SET PROBLEM:
Copy out the material below in full, but not its images.

COLLECTED DATA:
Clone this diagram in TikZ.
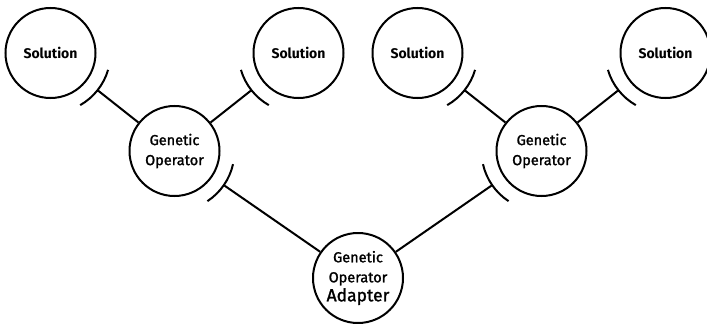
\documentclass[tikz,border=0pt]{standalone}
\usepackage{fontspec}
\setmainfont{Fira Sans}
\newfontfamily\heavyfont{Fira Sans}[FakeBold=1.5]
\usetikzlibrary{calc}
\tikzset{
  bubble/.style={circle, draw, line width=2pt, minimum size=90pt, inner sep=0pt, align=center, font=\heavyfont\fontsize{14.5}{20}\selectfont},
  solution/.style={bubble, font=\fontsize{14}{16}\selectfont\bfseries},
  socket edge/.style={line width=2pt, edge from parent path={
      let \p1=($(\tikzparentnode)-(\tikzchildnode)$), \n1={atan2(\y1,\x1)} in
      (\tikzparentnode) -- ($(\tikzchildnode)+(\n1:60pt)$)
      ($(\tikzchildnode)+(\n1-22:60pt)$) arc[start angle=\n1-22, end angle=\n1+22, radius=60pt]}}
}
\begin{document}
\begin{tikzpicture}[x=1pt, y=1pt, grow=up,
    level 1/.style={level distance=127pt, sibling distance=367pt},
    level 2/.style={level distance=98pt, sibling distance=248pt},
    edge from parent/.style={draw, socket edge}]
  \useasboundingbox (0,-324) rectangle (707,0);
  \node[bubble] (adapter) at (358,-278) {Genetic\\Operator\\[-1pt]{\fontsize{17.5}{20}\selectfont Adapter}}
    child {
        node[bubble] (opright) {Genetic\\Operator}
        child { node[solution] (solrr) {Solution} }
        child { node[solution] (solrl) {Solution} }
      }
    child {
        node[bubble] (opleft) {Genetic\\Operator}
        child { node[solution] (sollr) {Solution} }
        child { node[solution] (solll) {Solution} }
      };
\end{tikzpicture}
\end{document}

EXERCISE ANSWER:
Clone this diagram in TikZ.
\documentclass[tikz,border=0pt]{standalone}
\usepackage{fontspec}
\setmainfont{Fira Sans}
\newfontfamily\heavyfont{Fira Sans}[FakeBold=1.5]
\usetikzlibrary{calc}
\tikzset{
  bubble/.style={circle, draw, line width=2pt, minimum size=90pt, inner sep=0pt, align=center, font=\heavyfont\fontsize{14.5}{20}\selectfont},
  solution/.style={bubble, font=\fontsize{14}{16}\selectfont\bfseries},
  socket edge/.style={line width=2pt, edge from parent path={
      let \p1=($(\tikzparentnode)-(\tikzchildnode)$), \n1={atan2(\y1,\x1)} in
      (\tikzparentnode) -- ($(\tikzchildnode)+(\n1:60pt)$)
      ($(\tikzchildnode)+(\n1-22:60pt)$) arc[start angle=\n1-22, end angle=\n1+22, radius=60pt]}}
}
\begin{document}
\begin{tikzpicture}[x=1pt, y=1pt, grow=up,
    level 1/.style={level distance=127pt, sibling distance=367pt},
    level 2/.style={level distance=98pt, sibling distance=248pt},
    edge from parent/.style={draw, socket edge}]
  \useasboundingbox (0,-324) rectangle (707,0);
  \node[bubble] (adapter) at (358,-278) {Genetic\\Operator\\[-1pt]{\fontsize{17.5}{20}\selectfont Adapter}}
    child {
        node[bubble] (opright) {Genetic\\Operator}
        child { node[solution] (solrr) {Solution} }
        child { node[solution] (solrl) {Solution} }
      }
    child {
        node[bubble] (opleft) {Genetic\\Operator}
        child { node[solution] (sollr) {Solution} }
        child { node[solution] (solll) {Solution} }
      };
\end{tikzpicture}
\end{document}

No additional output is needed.